Rory McIlroy's suit: Check out the rule that tells us less is more

By Frances Burscough

Golfers aren't generally known for their impeccable dress sense are they? In fact poking fun at their sartorial choices has almost become a sport in itself in recent years.

I should know; as a fashion correspondent I have been called in to comment on the bizarre styles appearing at golf courses just as often as I've written fashion show reviews.

It's almost as though they do it on purpose, leaving any sense of personal pride in the locker rooms before they saunter out onto the putting green looking like Sideshow Bob on his way to a fancy dress party.

Oh, the chequerboard plus fours! The black and white studded, laced and fringed brogues! The insipid coloured pull-overs and contrasting Fred Perry shirts! The fingerless gloves and fluorescent visors!

Any one of these would raise an eyebrow anywhere outside of the 19th hole, but all together at once? Why don't they just go the whole hog and wear a silly curly wig too, to complete the picture?

Whoever first came up with these golfing staples really has a lot to answer for. But, as a rule, what goes on the fairway, stays on the fairway. Once the match is over, they normally doff their vinyl visors, fold away their mis-matching melanges and return to the real world.

However, someone really ought to tell this to Rory McIlroy. Once he's handed his irons back to the caddy, shaken up a magnum of bubbly and kissed his silverware for the cameras it's time to step away from the clown outfits and slip into something more comfortable.

Instead, he turned up to a personal appearance at Old Trafford on Saturday, doing a lap of honour with his famous Claret Jug looking like he was on his way to audition for the parish hall production of Toad of Toad Hall.

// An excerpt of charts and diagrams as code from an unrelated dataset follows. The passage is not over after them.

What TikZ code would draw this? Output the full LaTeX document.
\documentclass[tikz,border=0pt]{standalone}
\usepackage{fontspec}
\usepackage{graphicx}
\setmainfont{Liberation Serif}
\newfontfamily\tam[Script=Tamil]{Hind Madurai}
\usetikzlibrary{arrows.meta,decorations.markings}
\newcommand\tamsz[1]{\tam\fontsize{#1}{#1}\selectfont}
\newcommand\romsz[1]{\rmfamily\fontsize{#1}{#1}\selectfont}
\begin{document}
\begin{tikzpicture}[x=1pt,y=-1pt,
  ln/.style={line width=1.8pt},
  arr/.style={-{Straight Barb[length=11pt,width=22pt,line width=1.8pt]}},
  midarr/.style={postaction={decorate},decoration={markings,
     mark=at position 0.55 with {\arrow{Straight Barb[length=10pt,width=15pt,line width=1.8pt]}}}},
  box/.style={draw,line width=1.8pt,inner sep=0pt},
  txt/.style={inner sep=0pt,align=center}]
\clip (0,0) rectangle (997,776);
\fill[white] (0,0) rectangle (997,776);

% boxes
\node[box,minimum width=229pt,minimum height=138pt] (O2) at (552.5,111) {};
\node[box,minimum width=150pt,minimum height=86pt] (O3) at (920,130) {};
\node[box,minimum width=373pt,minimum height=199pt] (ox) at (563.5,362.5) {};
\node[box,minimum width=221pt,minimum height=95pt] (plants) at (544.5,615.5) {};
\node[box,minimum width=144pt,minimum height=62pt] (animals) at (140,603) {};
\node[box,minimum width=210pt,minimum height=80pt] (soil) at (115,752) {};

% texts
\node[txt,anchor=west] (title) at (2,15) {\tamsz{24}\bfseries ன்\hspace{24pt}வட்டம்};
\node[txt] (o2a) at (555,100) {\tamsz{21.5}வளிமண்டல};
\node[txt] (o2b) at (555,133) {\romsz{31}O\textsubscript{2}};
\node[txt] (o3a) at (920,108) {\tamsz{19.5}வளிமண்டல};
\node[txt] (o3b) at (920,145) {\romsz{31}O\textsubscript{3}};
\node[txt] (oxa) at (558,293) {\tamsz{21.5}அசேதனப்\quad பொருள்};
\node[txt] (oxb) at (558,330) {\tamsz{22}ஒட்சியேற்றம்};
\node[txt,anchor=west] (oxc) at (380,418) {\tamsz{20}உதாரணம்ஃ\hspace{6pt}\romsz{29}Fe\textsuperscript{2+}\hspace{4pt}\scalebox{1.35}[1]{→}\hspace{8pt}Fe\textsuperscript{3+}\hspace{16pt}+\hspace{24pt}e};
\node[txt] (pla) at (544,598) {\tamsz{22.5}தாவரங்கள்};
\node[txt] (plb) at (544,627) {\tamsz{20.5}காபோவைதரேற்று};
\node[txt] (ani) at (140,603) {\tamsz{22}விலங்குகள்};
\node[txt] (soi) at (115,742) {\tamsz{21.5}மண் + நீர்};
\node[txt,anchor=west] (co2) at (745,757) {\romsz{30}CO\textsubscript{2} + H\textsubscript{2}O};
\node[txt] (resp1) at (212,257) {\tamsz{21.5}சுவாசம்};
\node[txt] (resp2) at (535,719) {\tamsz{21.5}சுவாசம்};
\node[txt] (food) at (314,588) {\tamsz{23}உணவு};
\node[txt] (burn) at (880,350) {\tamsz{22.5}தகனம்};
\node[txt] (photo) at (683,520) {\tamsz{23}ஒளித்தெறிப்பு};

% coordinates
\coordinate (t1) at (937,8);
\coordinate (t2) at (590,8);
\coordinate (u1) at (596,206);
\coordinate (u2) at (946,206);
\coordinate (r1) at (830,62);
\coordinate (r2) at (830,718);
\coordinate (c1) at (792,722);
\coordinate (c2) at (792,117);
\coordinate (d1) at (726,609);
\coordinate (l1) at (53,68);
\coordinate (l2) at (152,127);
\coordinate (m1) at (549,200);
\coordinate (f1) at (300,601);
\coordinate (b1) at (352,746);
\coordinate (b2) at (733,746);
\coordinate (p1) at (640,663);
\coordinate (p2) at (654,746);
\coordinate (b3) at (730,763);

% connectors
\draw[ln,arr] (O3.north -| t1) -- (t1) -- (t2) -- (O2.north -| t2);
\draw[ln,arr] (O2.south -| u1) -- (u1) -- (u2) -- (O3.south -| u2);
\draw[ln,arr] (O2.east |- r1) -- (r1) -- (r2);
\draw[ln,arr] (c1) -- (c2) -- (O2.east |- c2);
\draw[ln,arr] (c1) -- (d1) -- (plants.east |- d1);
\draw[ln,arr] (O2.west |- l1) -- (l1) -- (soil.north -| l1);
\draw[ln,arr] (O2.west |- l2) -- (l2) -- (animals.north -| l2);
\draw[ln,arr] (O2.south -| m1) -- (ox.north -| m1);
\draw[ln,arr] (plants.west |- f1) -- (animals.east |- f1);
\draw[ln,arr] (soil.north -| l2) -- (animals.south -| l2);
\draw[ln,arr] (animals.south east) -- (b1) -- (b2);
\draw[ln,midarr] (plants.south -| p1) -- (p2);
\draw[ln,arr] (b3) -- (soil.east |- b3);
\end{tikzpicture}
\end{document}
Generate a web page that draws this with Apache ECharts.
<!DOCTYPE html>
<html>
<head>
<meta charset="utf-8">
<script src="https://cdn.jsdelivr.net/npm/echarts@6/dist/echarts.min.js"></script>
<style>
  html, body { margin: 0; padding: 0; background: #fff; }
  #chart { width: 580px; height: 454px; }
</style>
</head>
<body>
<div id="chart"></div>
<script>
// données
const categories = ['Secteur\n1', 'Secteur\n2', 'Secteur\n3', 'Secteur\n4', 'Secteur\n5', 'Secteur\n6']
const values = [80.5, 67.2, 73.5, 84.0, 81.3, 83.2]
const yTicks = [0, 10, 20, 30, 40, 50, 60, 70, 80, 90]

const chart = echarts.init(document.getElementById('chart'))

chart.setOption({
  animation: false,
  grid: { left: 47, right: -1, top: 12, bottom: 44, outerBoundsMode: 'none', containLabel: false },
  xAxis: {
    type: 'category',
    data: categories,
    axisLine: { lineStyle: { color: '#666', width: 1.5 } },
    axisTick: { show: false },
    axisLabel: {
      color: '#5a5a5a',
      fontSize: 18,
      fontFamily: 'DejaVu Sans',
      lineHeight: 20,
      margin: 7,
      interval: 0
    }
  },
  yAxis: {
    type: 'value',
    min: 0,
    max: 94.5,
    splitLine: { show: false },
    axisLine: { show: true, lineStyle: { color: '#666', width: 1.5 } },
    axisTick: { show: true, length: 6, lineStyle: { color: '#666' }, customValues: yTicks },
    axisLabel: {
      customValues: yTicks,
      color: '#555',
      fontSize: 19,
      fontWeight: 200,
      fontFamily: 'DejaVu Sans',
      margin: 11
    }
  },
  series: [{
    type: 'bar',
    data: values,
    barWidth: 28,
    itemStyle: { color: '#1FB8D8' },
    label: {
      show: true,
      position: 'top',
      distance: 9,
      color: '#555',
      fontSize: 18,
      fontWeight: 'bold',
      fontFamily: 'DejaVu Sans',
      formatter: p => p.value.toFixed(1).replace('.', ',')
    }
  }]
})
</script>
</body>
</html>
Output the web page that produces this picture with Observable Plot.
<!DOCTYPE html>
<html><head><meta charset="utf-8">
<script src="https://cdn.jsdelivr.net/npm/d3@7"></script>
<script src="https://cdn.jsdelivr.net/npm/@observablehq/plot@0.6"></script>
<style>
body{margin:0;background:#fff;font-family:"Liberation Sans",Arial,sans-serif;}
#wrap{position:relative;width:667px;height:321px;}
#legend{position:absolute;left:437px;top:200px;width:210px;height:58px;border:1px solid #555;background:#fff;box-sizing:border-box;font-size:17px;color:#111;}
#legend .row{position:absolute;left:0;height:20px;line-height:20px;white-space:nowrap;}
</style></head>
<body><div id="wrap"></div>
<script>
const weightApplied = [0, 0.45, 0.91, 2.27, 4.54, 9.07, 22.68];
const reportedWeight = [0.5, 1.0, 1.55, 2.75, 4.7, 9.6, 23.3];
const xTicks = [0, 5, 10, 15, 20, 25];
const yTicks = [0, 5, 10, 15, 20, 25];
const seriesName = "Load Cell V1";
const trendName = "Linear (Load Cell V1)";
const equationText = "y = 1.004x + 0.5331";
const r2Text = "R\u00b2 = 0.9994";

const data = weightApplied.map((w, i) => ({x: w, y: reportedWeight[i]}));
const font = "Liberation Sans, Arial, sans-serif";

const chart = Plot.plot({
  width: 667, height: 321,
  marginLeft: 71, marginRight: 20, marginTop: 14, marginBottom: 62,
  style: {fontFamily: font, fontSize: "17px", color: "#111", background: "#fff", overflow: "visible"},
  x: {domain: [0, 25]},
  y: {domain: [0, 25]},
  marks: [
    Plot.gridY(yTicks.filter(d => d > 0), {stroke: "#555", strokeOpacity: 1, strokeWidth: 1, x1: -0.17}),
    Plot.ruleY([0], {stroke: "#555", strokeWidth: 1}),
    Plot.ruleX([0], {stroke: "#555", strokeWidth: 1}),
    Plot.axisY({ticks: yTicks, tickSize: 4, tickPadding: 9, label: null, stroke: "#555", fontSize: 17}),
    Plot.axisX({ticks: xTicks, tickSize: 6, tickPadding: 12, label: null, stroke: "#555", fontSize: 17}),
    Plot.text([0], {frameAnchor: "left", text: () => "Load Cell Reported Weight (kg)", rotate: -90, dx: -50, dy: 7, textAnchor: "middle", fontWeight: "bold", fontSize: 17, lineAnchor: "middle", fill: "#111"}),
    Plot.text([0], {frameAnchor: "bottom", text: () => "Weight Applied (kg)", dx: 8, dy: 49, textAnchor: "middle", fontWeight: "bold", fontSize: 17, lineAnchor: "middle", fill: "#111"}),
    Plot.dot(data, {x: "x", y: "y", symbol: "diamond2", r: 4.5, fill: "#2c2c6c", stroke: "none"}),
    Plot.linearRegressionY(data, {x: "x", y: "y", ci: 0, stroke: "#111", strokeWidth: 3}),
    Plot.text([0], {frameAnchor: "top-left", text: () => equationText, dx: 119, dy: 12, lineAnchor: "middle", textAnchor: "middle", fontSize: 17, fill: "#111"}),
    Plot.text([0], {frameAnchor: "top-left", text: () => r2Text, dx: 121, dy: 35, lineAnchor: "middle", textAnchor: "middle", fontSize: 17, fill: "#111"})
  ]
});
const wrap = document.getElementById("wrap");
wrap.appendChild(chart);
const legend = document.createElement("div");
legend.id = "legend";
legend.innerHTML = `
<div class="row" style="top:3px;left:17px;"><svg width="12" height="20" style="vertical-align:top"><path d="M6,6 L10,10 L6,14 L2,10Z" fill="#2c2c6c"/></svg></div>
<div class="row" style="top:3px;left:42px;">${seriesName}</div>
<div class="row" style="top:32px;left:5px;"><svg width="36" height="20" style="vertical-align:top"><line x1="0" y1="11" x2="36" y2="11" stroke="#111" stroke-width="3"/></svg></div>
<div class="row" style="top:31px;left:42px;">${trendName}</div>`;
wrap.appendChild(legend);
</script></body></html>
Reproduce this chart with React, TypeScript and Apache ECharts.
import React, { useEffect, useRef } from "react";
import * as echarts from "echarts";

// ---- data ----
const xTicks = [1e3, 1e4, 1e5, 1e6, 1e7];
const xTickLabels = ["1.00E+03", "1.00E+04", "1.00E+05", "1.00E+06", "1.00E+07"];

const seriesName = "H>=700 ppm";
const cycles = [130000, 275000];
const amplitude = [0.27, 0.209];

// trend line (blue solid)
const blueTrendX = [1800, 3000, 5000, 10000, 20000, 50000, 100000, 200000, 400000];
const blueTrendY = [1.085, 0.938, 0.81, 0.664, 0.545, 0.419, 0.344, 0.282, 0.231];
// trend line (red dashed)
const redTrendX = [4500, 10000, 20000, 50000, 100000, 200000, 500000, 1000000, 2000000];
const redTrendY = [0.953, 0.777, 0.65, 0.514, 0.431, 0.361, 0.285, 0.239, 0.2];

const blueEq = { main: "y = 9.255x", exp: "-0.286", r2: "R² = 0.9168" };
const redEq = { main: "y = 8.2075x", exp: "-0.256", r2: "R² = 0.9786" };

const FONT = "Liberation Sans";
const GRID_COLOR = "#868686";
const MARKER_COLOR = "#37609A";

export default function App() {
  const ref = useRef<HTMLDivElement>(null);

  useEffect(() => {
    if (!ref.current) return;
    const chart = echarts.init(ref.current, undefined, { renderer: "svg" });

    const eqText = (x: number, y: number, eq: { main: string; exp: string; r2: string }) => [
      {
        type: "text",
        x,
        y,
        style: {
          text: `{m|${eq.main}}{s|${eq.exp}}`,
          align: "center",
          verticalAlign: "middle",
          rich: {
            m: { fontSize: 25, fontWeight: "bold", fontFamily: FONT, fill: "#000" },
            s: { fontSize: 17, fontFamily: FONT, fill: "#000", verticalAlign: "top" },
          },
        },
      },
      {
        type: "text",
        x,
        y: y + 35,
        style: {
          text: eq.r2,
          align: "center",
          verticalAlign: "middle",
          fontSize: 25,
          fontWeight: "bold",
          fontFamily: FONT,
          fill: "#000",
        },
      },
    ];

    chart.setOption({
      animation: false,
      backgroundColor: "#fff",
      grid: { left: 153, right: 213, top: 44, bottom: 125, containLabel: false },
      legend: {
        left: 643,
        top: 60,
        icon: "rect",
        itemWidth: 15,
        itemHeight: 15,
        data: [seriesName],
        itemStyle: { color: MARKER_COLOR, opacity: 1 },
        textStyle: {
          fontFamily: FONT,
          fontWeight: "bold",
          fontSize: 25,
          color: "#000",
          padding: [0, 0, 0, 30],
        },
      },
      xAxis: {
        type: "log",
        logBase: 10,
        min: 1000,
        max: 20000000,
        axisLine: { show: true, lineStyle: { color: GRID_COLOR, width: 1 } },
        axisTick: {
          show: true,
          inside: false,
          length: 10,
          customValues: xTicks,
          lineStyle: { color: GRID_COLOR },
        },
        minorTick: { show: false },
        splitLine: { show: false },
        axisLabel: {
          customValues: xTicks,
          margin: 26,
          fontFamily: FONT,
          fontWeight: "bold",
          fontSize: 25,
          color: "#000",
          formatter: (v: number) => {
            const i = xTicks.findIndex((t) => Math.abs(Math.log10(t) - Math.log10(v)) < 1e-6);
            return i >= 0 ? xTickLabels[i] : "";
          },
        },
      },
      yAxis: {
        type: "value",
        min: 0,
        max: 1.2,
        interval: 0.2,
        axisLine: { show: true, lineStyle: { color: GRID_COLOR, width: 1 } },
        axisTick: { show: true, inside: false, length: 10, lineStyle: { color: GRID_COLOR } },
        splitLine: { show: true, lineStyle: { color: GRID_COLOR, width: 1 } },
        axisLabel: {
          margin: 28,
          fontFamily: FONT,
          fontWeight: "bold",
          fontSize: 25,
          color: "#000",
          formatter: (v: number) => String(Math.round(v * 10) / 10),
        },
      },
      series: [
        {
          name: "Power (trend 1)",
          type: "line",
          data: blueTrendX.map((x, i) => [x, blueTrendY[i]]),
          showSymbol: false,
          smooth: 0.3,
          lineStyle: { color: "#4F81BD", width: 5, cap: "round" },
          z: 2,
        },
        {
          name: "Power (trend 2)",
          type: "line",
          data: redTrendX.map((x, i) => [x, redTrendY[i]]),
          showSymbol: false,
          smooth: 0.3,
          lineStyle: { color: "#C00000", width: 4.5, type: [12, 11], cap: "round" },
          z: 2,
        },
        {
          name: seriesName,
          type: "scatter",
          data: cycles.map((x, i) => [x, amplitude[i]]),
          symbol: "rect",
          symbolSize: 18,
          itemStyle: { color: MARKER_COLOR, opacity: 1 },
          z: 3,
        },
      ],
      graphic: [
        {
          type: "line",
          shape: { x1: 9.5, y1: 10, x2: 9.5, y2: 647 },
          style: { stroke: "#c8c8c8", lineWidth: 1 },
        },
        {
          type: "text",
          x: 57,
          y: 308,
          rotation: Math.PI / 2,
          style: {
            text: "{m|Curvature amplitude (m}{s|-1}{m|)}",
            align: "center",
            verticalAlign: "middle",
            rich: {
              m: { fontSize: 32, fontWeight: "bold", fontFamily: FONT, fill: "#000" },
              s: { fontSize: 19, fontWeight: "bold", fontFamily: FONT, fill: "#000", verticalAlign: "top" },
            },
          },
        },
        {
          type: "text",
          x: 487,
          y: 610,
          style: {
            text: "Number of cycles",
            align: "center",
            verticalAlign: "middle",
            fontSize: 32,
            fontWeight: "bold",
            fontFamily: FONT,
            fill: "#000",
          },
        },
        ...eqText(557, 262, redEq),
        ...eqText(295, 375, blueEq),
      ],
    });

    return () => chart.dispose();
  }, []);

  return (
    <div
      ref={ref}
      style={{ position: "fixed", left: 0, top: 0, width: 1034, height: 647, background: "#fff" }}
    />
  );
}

So what was he thinking? Well, I suspect he read somewhere that bold black, white and grey Prince of Wales check was making a comeback in menswear. But, being a golfer and therefore blissfully unaware of the rule that less is more, he just ordered everything in that one design. I wouldn't be surprised if his underwear was checked too.

Suits you sir? As much as I love our Rory I have to say no.

I'm sorry to tell you sir that your check has bounced.